Personal information
- Born: August 30, 1989 (age 36) Omaha, Nebraska, U.S.
- Listed height: 6 ft 2 in (1.88 m)
- Listed weight: 310 lb (141 kg)

Career information
- High school: Omaha Central
- College: Miami (FL)
- NFL draft: 2012: undrafted

Career history
- Dallas Cowboys (2012)*; New Orleans Saints (2012)*; Atlanta Falcons (2012−2014); New England Patriots (2015)*; Indianapolis Colts (2015)*;
- * Offseason and/or practice squad member only

Career NFL statistics
- Games played: 13
- Games Started: 1
- Stats at Pro Football Reference

= Harland Gunn =

American football player (born 1989)

Harland Gunn (born August 30, 1989) is an American former professional football player who was an offensive guard in the National Football League (NFL) for the New Orleans Saints and Atlanta Falcons. He was signed by the Dallas Cowboys as an undrafted free agent in 2012. He played college football for the Miami Hurricanes.

==Early life==
Gunn attended Omaha Central High School. As a senior, he received All-state honors at offensive tackle.

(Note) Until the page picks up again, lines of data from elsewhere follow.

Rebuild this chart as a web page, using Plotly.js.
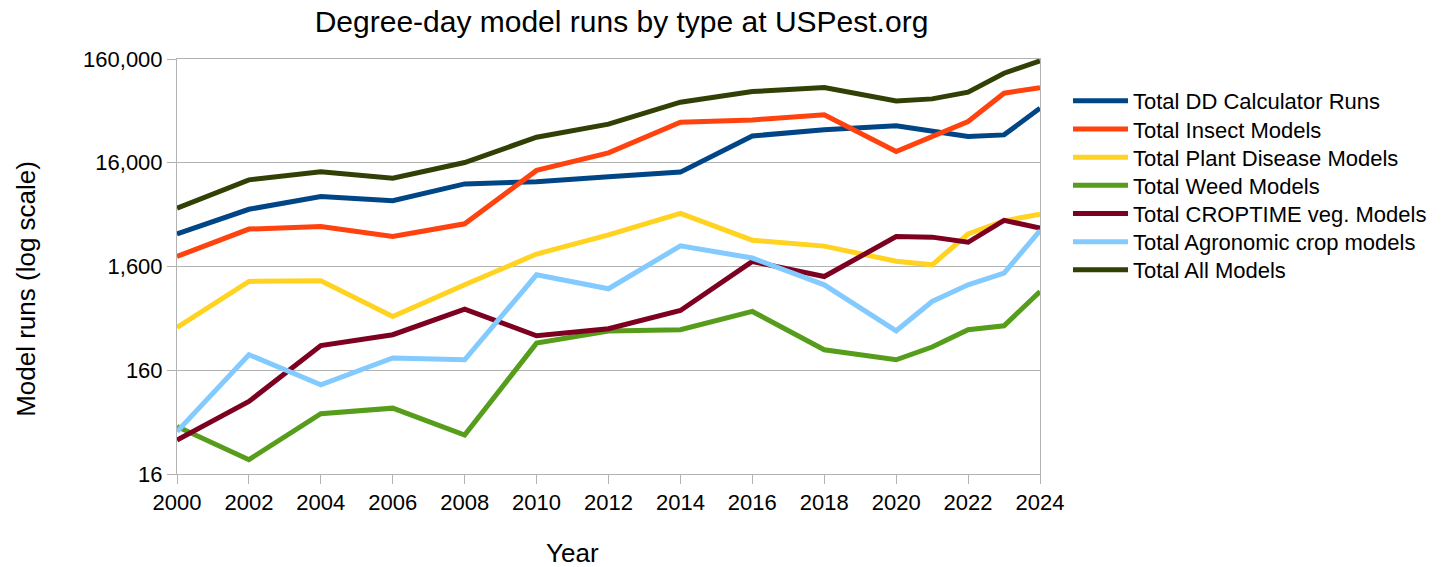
<!DOCTYPE html>
<html>
<head>
<meta charset="utf-8">
<script src="https://cdn.plot.ly/plotly-3.0.1.min.js"></script>
<style>html,body{margin:0;padding:0;background:#fff;}#chart{width:1452px;height:567px;}</style>
</head>
<body>
<div id="chart"></div>
<script>
const years = [2000, 2002, 2004, 2006, 2008, 2010, 2012, 2014, 2016, 2018, 2020, 2021, 2022, 2023, 2024];
const seriesNames = ["Total DD Calculator Runs", "Total Insect Models", "Total Plant Disease Models", "Total Weed Models", "Total CROPTIME veg. Models", "Total Agronomic crop models", "Total All Models"];
const ddCalculator = [3300, 5700, 7550, 6900, 10000, 10500, 11700, 13000, 29000, 33200, 36300, 32000, 28600, 29700, 53700];
const insectModels = [2000, 3670, 3890, 3110, 4130, 13500, 19900, 39400, 41400, 46300, 20500, 28600, 39900, 74900, 84800];
const plantDiseaseModels = [413, 1150, 1165, 528, 1066, 2110, 3230, 5200, 2870, 2515, 1800, 1660, 3290, 4410, 5115];
const weedModels = [46, 22, 61, 69, 38, 292, 382, 393, 590, 252, 202, 268, 393, 429, 919];
const croptimeModels = [34, 80, 277, 352, 622, 344, 402, 603, 1790, 1280, 3110, 3070, 2740, 4460, 3750];
const agronomicModels = [41, 226, 116, 210, 202, 1330, 976, 2530, 1930, 1066, 384, 736, 1066, 1380, 3555];
const allModels = [5845, 10950, 13075, 11370, 16070, 28230, 37670, 61370, 77660, 84840, 63160, 66030, 76630, 116800, 153400];
const yTickVals = [16, 160, 1600, 16000, 160000];
const yTickText = ["16", "160", "1,600", "16,000", "160,000"];
const colors = ["#004586", "#ff420e", "#ffd320", "#579d1c", "#7e0021", "#83caff", "#314004"];

const values = [ddCalculator, insectModels, plantDiseaseModels, weedModels, croptimeModels, agronomicModels, allModels];
const font = "Liberation Sans, Arial, sans-serif";
const legendIds = values.map((v, i) => i === 0 ? "legend" : "legend" + (i + 1));
const traces = values.map((v, i) => ({
  type: "scatter", mode: "lines", x: years, y: v, name: seriesNames[i],
  legend: legendIds[i],
  line: {color: colors[i], width: 5}
}));

const layout = {
  width: 1452, height: 567,
  margin: {l: 177, r: 412, t: 59, b: 93},
  paper_bgcolor: "#ffffff", plot_bgcolor: "#ffffff",
  font: {family: font, color: "#000000", size: 22},
  showlegend: true,
  title: {text: "Degree-day model runs by type at USPest.org", font: {family: font, size: 30, color: "#000"},
          x: 621.5/1452, xref: "container", xanchor: "center", y: 1 - 21/567, yref: "container", yanchor: "middle"},
  xaxis: {
    range: [2000, 2024], tickmode: "linear", tick0: 2000, dtick: 2,
    showgrid: false, zeroline: false, showline: true, mirror: true, linecolor: "#b3b3b3", linewidth: 1,
    ticks: "outside", ticklen: 9, tickcolor: "#b3b3b3", tickfont: {family: font, size: 22, color: "#000"}
  },
  yaxis: {
    type: "log", range: [Math.log10(16), Math.log10(160000)],
    tickmode: "array", tickvals: yTickVals, ticktext: yTickText,
    showgrid: true, gridcolor: "#b3b3b3", gridwidth: 1, zeroline: false,
    showline: true, mirror: true, linecolor: "#b3b3b3", linewidth: 1,
    ticks: "outside", ticklen: 9, tickcolor: "#b3b3b3", tickfont: {family: font, size: 22, color: "#000"}
  },
  annotations: [
    {text: "Year", xref: "paper", yref: "paper", x: (572 - 177)/(1040 - 177), y: -(553 - 474.3)/(474.3 - 59),
     xanchor: "center", yanchor: "middle", showarrow: false, font: {family: font, size: 26, color: "#000"}},
    {text: "Model runs (log scale)", xref: "paper", yref: "paper", x: (26 - 177)/(1040 - 177), y: (474.3 - 289)/(474.3 - 59),
     xanchor: "center", yanchor: "middle", textangle: -90, showarrow: false, font: {family: font, size: 26, color: "#000"}}
  ]
};

legendIds.forEach((id, i) => {
  layout[id] = {
    xref: "container", yref: "container", x: 1068/1452, y: 1 - (101 + i * 28.17)/567, xanchor: "left", yanchor: "middle",
    font: {family: font, size: 22, color: "#000"}, bgcolor: "rgba(0,0,0,0)", borderwidth: 0, itemwidth: 55
  };
});

Plotly.newPlot("chart", traces, layout, {displayModeBar: false, responsive: false});
</script>
</body>
</html>
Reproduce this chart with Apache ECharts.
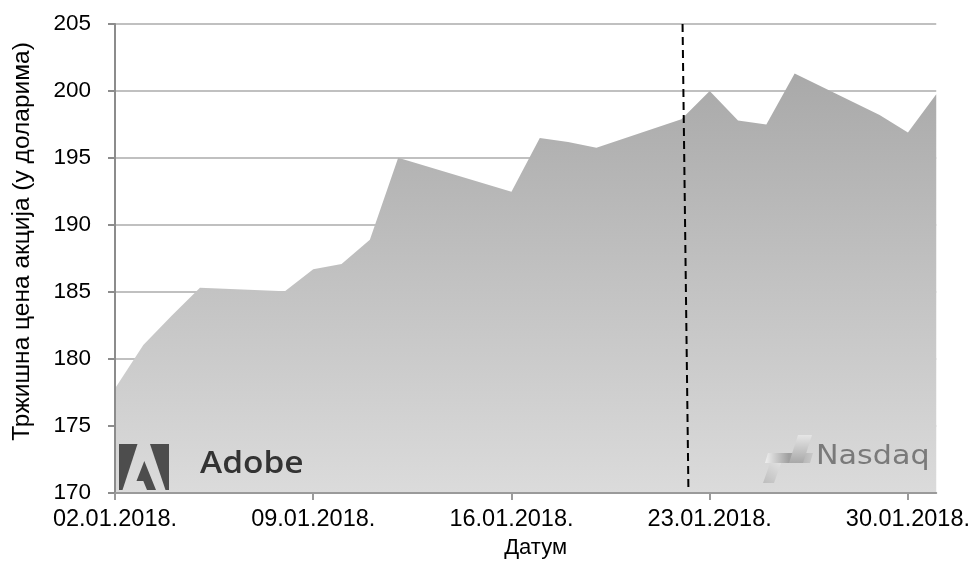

He accepted a football scholarship from the University of Miami. He started 30 out of 38 career games at both guard positions. As a redshirt freshman, he only played in the season opener against Charleston Southern University.

As a sophomore, he started 5 out of 13 games at right guard. As a junior, he started all 13 games at right guard.

As a senior, he started all 12 games at left guard, while not allowing a sack nor committing a single penalty.

==Professional career==
===Dallas Cowboys===
Gunn was signed as an undrafted free agent by the Dallas Cowboys after the 2012 NFL draft on April 29. He was waived on August 31.

===New Orleans Saints===
On September 2, 2012, Gunn was signed to the New Orleans Saints practice squad.

===Atlanta Falcons===
On November 20, 2012, Gunn was signed by the Atlanta Falcons from the Saints practice squad. He was declared inactive for the final 6 games of the season. In 2013, he appeared in 3 games and was declared inactive in 13.

On August 30, 2014, he was released and signed to the practice squad the next day. On September 30, he was promoted to the active roster. He appeared in 10 games with one start. He was released on August 1, 2015.

===New England Patriots===
On August 2, 2015, Gunn was claimed on waivers by the New England Patriots. On August 6, he was released to make room for offensive guard Mark Asper.

===Indianapolis Colts===
On August 21, 2015, Gunn was signed by the Indianapolis Colts. He was released On August 31.